Shari’a forbids usury – the collection and payment of interest – and also shuns excessive risk and heavy borrowing, thus helping to insulate parties from overexposure to risk.
“Shari’a-compliant” banking and financial products aim to avoid companies that are heavily indebted or have links to products or conduct frowned upon in Islam, such as gambling, pork, alcohol and pornography.
Despite the Koranic prohibition on usury, loopholes do exist. A Muslim may earn a profit, for instance, by selling an item for more than he paid for it, provided the two transactions are kept separate. A shari’a-compliant mortgage may involve a bank buying the property on behalf of the customer, who then pays off the principal loan along with “rent” or a “fee” for using the property until it finally transfers into his name when the loan amount is fully settled.
A seminar on Islamic finance in Hong Kong earlier this year heard that the value of assets of Islamic financial institutions worldwide has grown more than 40-fold since 1982, and that global business today, including banking assets and funds under management, is estimated at between $700 billion and $1 trillion.
The seminar was co-organized by the Islamic Financial Services Board, a Malaysia-based body comprising 175 regulatory and supervisory authorities, inter-governmental organizations and firms in 29 countries.
Critics argue that Western institutions getting involved in shari’a-complaint finance could unwittingly be financing radical Islamist networks, racketeering and even terrorism.
Booming Islamic finance and restrictions on doing business with heavily indebted institutions do not mean markets in the Middle East are not being affected by the current turmoil.
The Jeddah-based Islamic Development Bank, a body falling under the Organization of the Islamic Conference (OIC), has called an urgent meeting of Islamic banks next Saturday to discuss the global financial crisis and its impact.
Most of the region’s markets have suffered in recent weeks, with those in Egypt, Saudi Arabia and the United Arab Emirates among the hardest hit.
The UAE on Sunday became the first country in the oil-rich Gulf to announce that it would guarantee deposits and savings.

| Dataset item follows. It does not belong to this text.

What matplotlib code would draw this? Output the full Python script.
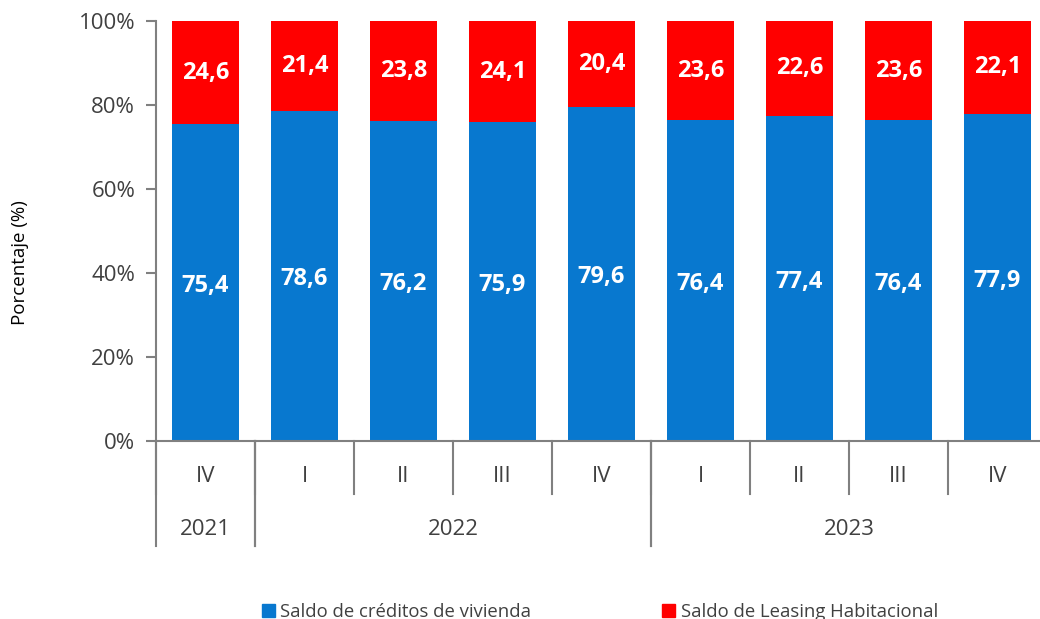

But the central bank of Saudi Arabia, the world’s biggest oil exporter, said there was no shortage in liquidity and no need to provide emergency funds to banks in the kingdom.
Saudi Finance Minister Ibrahim Al Assaf attributed the heavy losses in the Saudi stock market, the Arab world’s biggest, to unjustified fears, but acknowledged that Saudi Arabia could be indirectly affected by the global crisis.
A sharp drop in crude oil prices also will affect the region. Crude closed in New York on Friday below 80 dollars a barrel, the lowest level since September 2007 and down from a peak of more than $147 a barrel in July.
Responding to the falling prices, Iran and other OPEC members are pushing for a cut in oil output. The Fars news agency quoted Iranian Oil Minister Gholam Hossein Nozari as saying that anything under $100 a barrel was too low.
The cartel is due to discuss the impact the financial crisis is having on the oil market at a meeting in Vienna on November 18.
Earlier this month, senior Iranian cleric Ahmad Jannati, secretary of the powerful Guardian Council, said in a sermon at Tehran University that Muslims were rejoicing over America’s financial woes.
“They are experiencing divine punishment. We are happy over that,” he said. “The more they become unhappy, the happier we get.”
In an online poll on Iran’s state-funded Press TV Monday, 23 percent of respondents asked their view of the Bush administration’s financial market bailout plan selected an option reading, “Capitalism has failed and no plan will save the U.S. economy.”
Sixty-nine percent said the plan was “fundamentally flawed and would only serve the interests of Wall Street Czars,” and seven percent said it would “save the U.S. economy.” Press TV did not say how many responses were received.